**** Raw data ****

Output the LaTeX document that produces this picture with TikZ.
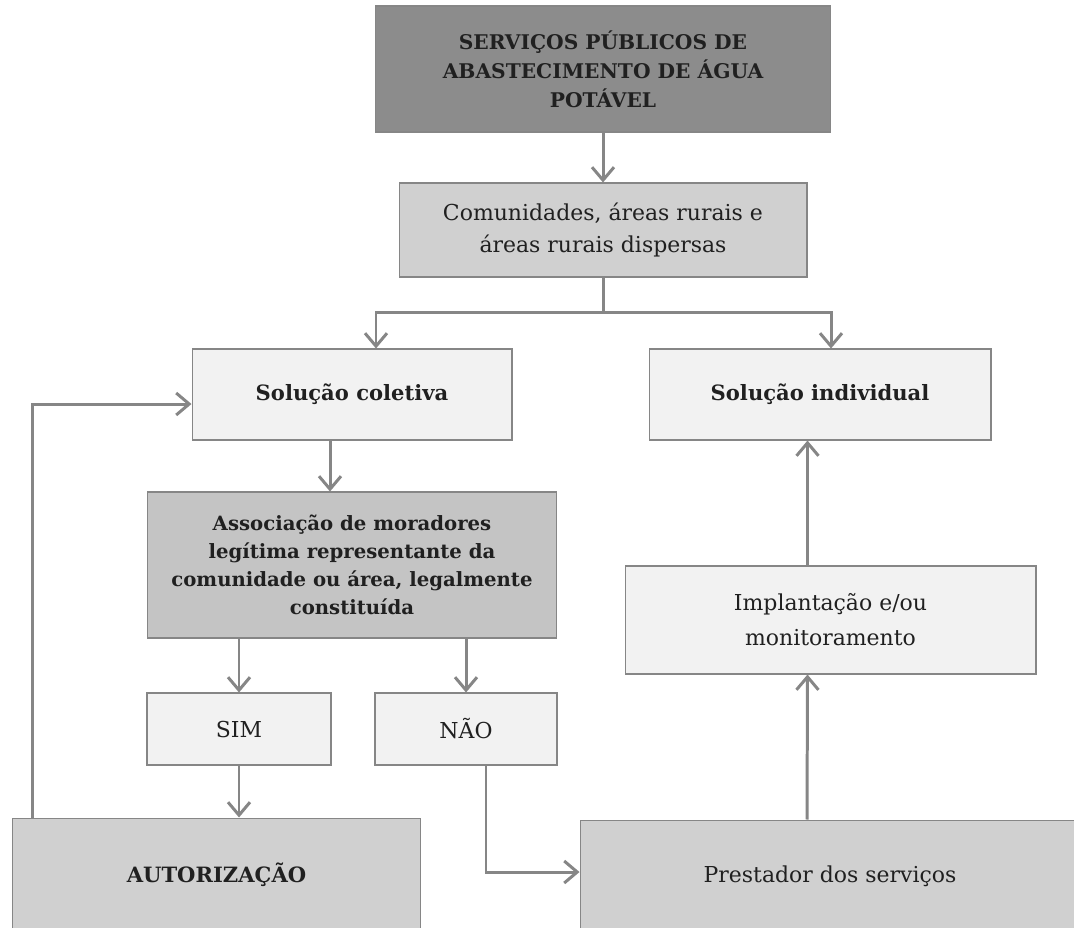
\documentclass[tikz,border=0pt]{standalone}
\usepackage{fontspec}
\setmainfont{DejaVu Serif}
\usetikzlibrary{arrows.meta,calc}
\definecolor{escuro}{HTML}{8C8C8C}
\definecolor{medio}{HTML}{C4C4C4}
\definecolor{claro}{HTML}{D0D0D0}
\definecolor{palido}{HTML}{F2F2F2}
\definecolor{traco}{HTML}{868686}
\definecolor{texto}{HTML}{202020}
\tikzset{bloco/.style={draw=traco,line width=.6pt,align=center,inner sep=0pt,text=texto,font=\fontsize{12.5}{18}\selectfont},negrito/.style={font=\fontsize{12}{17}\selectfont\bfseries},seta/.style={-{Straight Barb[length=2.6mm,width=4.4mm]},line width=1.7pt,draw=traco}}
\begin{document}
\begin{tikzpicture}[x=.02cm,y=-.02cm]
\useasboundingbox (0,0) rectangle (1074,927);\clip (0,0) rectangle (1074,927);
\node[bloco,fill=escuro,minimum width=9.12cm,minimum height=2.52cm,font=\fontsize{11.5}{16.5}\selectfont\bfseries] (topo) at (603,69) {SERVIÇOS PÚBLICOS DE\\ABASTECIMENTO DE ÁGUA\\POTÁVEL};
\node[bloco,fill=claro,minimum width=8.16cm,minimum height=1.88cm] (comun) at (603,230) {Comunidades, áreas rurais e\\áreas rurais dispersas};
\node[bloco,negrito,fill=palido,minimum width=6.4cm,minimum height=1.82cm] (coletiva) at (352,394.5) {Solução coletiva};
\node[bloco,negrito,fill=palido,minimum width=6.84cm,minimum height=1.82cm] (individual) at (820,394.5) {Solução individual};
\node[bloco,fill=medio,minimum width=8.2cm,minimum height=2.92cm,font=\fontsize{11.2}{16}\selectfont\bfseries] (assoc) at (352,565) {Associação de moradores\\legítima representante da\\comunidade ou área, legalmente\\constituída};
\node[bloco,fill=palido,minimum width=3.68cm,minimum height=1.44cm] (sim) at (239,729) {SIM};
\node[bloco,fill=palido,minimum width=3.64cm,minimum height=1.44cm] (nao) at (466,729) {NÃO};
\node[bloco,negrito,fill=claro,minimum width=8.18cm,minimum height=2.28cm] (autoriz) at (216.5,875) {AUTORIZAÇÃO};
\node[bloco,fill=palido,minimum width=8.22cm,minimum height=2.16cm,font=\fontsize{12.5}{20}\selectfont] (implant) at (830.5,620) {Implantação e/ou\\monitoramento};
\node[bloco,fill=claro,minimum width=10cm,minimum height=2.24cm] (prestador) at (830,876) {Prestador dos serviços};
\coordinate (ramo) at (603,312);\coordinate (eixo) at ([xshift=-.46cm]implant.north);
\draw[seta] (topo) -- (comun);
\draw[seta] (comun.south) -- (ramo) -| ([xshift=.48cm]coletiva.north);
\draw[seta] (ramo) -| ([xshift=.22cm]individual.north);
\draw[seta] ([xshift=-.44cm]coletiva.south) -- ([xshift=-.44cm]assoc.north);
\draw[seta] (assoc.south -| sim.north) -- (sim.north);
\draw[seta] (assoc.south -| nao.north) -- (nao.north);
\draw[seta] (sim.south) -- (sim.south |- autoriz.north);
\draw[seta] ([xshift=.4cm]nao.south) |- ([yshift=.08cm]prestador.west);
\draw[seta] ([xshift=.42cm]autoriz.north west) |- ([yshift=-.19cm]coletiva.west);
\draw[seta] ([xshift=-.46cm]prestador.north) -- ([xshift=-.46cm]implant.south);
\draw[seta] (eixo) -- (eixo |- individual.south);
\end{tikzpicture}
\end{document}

****

[Exercise] Without including any pictures, print all of the material exactly as given.

[Full answer]
Output the LaTeX document that produces this picture with TikZ.
\documentclass[tikz,border=0pt]{standalone}
\usepackage{fontspec}
\setmainfont{DejaVu Serif}
\usetikzlibrary{arrows.meta,calc}
\definecolor{escuro}{HTML}{8C8C8C}
\definecolor{medio}{HTML}{C4C4C4}
\definecolor{claro}{HTML}{D0D0D0}
\definecolor{palido}{HTML}{F2F2F2}
\definecolor{traco}{HTML}{868686}
\definecolor{texto}{HTML}{202020}
\tikzset{bloco/.style={draw=traco,line width=.6pt,align=center,inner sep=0pt,text=texto,font=\fontsize{12.5}{18}\selectfont},negrito/.style={font=\fontsize{12}{17}\selectfont\bfseries},seta/.style={-{Straight Barb[length=2.6mm,width=4.4mm]},line width=1.7pt,draw=traco}}
\begin{document}
\begin{tikzpicture}[x=.02cm,y=-.02cm]
\useasboundingbox (0,0) rectangle (1074,927);\clip (0,0) rectangle (1074,927);
\node[bloco,fill=escuro,minimum width=9.12cm,minimum height=2.52cm,font=\fontsize{11.5}{16.5}\selectfont\bfseries] (topo) at (603,69) {SERVIÇOS PÚBLICOS DE\\ABASTECIMENTO DE ÁGUA\\POTÁVEL};
\node[bloco,fill=claro,minimum width=8.16cm,minimum height=1.88cm] (comun) at (603,230) {Comunidades, áreas rurais e\\áreas rurais dispersas};
\node[bloco,negrito,fill=palido,minimum width=6.4cm,minimum height=1.82cm] (coletiva) at (352,394.5) {Solução coletiva};
\node[bloco,negrito,fill=palido,minimum width=6.84cm,minimum height=1.82cm] (individual) at (820,394.5) {Solução individual};
\node[bloco,fill=medio,minimum width=8.2cm,minimum height=2.92cm,font=\fontsize{11.2}{16}\selectfont\bfseries] (assoc) at (352,565) {Associação de moradores\\legítima representante da\\comunidade ou área, legalmente\\constituída};
\node[bloco,fill=palido,minimum width=3.68cm,minimum height=1.44cm] (sim) at (239,729) {SIM};
\node[bloco,fill=palido,minimum width=3.64cm,minimum height=1.44cm] (nao) at (466,729) {NÃO};
\node[bloco,negrito,fill=claro,minimum width=8.18cm,minimum height=2.28cm] (autoriz) at (216.5,875) {AUTORIZAÇÃO};
\node[bloco,fill=palido,minimum width=8.22cm,minimum height=2.16cm,font=\fontsize{12.5}{20}\selectfont] (implant) at (830.5,620) {Implantação e/ou\\monitoramento};
\node[bloco,fill=claro,minimum width=10cm,minimum height=2.24cm] (prestador) at (830,876) {Prestador dos serviços};
\coordinate (ramo) at (603,312);\coordinate (eixo) at ([xshift=-.46cm]implant.north);
\draw[seta] (topo) -- (comun);
\draw[seta] (comun.south) -- (ramo) -| ([xshift=.48cm]coletiva.north);
\draw[seta] (ramo) -| ([xshift=.22cm]individual.north);
\draw[seta] ([xshift=-.44cm]coletiva.south) -- ([xshift=-.44cm]assoc.north);
\draw[seta] (assoc.south -| sim.north) -- (sim.north);
\draw[seta] (assoc.south -| nao.north) -- (nao.north);
\draw[seta] (sim.south) -- (sim.south |- autoriz.north);
\draw[seta] ([xshift=.4cm]nao.south) |- ([yshift=.08cm]prestador.west);
\draw[seta] ([xshift=.42cm]autoriz.north west) |- ([yshift=-.19cm]coletiva.west);
\draw[seta] ([xshift=-.46cm]prestador.north) -- ([xshift=-.46cm]implant.south);
\draw[seta] (eixo) -- (eixo |- individual.south);
\end{tikzpicture}
\end{document}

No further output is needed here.